Дверь в музей была заперта: требовалось позвонить, чтобы вам открыли. Очутившись внутри, Селмер сперва подумал, что угодил в частный дом: всюду виднелись ковры, медные статуэтки, растения в горшках; кассир походил на консьержа, а немногочисленные смотрители — на дворецких. Музей располагался на четырех этажах, соединенных меж собой тремя лестницами — две с обычными маршами, третья винтовая.

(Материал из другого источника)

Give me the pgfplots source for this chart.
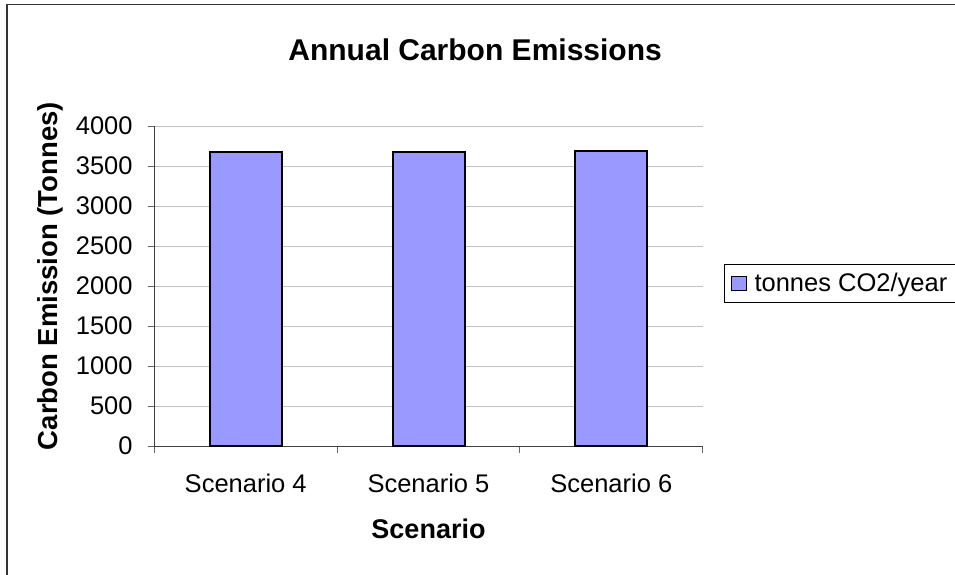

Он прогулялся по просторному залу третьего этажа, задержавшись, в частности, перед тремя картинами; первая называлась «Музы, покидающие своего отца Аполлона, дабы нести миру просвещение», вторая — «Химеры», и третья — «Женихи Пенелопы». Сперва его заинтересовала техническая сторона этой живописи. Он не мог понять, закончены ли данные произведения: на холстах встречались места, перекрытые несколькими красочными слоями, каждый из которых лишь частично прятал нижний, позволяя таким образом увидеть или угадать, что хотел замаскировать и одновременно подчеркнуть Гюстав. Однако Селмеру быстро надоели эти технические соображения, и он принялся устанавливать логическую связь между всеми тремя картинами, как если бы они являли собой различные эпизоды одного и того же сюжета: от начальной сцены с музами, покидающими отца, к химерам в качестве, возможно, основного элемента интриги или же предлога для резни, а там и к финальному убийству женихов. Покончив с этим развлечением, он поднялся с третьего этажа на четвертый по лихо закрученным ступенькам винтовой лестницы.